Data section:
==*==

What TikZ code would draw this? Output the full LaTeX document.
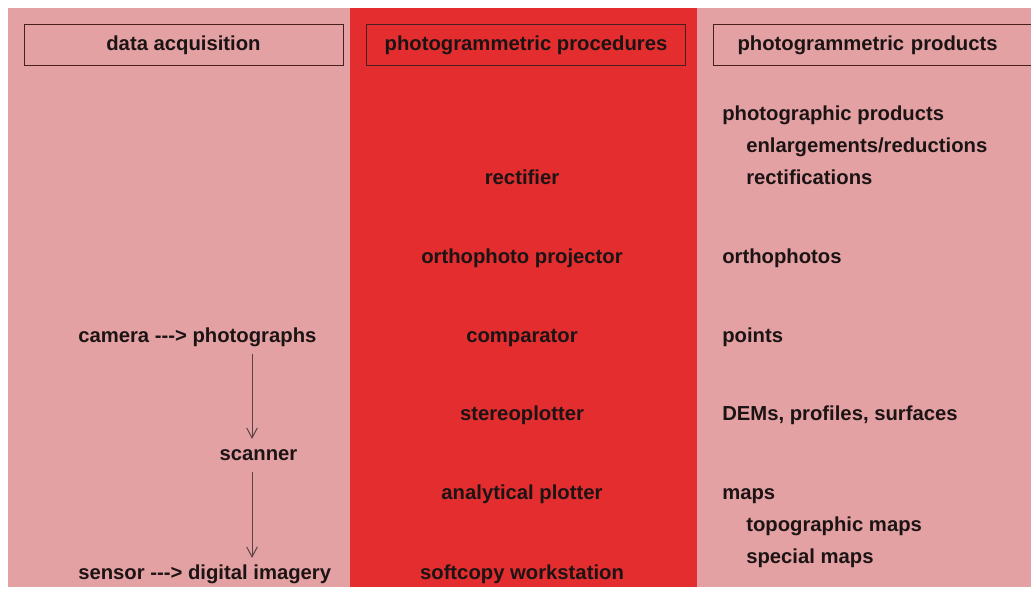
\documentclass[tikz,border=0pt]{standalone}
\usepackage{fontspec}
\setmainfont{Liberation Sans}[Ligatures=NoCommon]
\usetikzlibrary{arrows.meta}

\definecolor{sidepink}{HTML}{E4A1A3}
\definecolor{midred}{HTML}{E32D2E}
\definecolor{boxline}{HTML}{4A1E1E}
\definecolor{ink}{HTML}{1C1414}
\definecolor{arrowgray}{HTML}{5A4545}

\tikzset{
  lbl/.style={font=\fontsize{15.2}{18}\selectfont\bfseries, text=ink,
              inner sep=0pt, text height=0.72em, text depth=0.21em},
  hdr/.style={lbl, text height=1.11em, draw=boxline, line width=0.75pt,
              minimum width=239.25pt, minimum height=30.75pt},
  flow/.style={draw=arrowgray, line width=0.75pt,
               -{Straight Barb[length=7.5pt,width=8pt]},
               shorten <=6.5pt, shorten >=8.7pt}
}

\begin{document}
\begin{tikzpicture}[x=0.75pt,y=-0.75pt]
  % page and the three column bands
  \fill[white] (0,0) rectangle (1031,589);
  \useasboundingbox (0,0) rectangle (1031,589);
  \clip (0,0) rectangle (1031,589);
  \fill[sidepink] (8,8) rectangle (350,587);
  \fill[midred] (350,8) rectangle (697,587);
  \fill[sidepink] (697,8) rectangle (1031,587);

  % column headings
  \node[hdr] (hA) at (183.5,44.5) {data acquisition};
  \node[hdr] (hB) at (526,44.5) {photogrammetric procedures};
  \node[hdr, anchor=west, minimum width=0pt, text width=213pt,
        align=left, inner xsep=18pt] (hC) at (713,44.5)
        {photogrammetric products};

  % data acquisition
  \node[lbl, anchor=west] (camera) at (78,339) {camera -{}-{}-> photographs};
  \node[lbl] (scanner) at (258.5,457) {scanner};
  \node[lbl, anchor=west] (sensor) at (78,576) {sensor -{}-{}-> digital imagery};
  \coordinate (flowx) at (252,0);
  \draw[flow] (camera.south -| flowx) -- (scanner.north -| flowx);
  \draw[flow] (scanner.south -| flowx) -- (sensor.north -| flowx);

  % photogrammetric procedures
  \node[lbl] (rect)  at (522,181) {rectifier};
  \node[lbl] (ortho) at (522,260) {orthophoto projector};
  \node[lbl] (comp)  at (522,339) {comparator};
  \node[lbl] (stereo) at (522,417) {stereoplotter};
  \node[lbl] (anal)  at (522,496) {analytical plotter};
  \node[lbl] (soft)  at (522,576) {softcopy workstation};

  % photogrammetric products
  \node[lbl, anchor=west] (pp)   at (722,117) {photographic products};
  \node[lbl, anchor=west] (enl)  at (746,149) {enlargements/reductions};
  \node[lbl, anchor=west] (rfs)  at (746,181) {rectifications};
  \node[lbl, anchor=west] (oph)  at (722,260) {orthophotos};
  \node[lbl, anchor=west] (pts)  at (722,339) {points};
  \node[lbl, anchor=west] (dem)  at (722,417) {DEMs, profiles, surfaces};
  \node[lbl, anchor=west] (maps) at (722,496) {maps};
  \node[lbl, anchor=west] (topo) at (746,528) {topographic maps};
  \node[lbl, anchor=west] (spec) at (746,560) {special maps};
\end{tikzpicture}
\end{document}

==*==

What needs to be done:
Return the listing above unchanged, apart from dropping its pictures.

Exercise answer:
What TikZ code would draw this? Output the full LaTeX document.
\documentclass[tikz,border=0pt]{standalone}
\usepackage{fontspec}
\setmainfont{Liberation Sans}[Ligatures=NoCommon]
\usetikzlibrary{arrows.meta}

\definecolor{sidepink}{HTML}{E4A1A3}
\definecolor{midred}{HTML}{E32D2E}
\definecolor{boxline}{HTML}{4A1E1E}
\definecolor{ink}{HTML}{1C1414}
\definecolor{arrowgray}{HTML}{5A4545}

\tikzset{
  lbl/.style={font=\fontsize{15.2}{18}\selectfont\bfseries, text=ink,
              inner sep=0pt, text height=0.72em, text depth=0.21em},
  hdr/.style={lbl, text height=1.11em, draw=boxline, line width=0.75pt,
              minimum width=239.25pt, minimum height=30.75pt},
  flow/.style={draw=arrowgray, line width=0.75pt,
               -{Straight Barb[length=7.5pt,width=8pt]},
               shorten <=6.5pt, shorten >=8.7pt}
}

\begin{document}
\begin{tikzpicture}[x=0.75pt,y=-0.75pt]
  % page and the three column bands
  \fill[white] (0,0) rectangle (1031,589);
  \useasboundingbox (0,0) rectangle (1031,589);
  \clip (0,0) rectangle (1031,589);
  \fill[sidepink] (8,8) rectangle (350,587);
  \fill[midred] (350,8) rectangle (697,587);
  \fill[sidepink] (697,8) rectangle (1031,587);

  % column headings
  \node[hdr] (hA) at (183.5,44.5) {data acquisition};
  \node[hdr] (hB) at (526,44.5) {photogrammetric procedures};
  \node[hdr, anchor=west, minimum width=0pt, text width=213pt,
        align=left, inner xsep=18pt] (hC) at (713,44.5)
        {photogrammetric products};

  % data acquisition
  \node[lbl, anchor=west] (camera) at (78,339) {camera -{}-{}-> photographs};
  \node[lbl] (scanner) at (258.5,457) {scanner};
  \node[lbl, anchor=west] (sensor) at (78,576) {sensor -{}-{}-> digital imagery};
  \coordinate (flowx) at (252,0);
  \draw[flow] (camera.south -| flowx) -- (scanner.north -| flowx);
  \draw[flow] (scanner.south -| flowx) -- (sensor.north -| flowx);

  % photogrammetric procedures
  \node[lbl] (rect)  at (522,181) {rectifier};
  \node[lbl] (ortho) at (522,260) {orthophoto projector};
  \node[lbl] (comp)  at (522,339) {comparator};
  \node[lbl] (stereo) at (522,417) {stereoplotter};
  \node[lbl] (anal)  at (522,496) {analytical plotter};
  \node[lbl] (soft)  at (522,576) {softcopy workstation};

  % photogrammetric products
  \node[lbl, anchor=west] (pp)   at (722,117) {photographic products};
  \node[lbl, anchor=west] (enl)  at (746,149) {enlargements/reductions};
  \node[lbl, anchor=west] (rfs)  at (746,181) {rectifications};
  \node[lbl, anchor=west] (oph)  at (722,260) {orthophotos};
  \node[lbl, anchor=west] (pts)  at (722,339) {points};
  \node[lbl, anchor=west] (dem)  at (722,417) {DEMs, profiles, surfaces};
  \node[lbl, anchor=west] (maps) at (722,496) {maps};
  \node[lbl, anchor=west] (topo) at (746,528) {topographic maps};
  \node[lbl, anchor=west] (spec) at (746,560) {special maps};
\end{tikzpicture}
\end{document}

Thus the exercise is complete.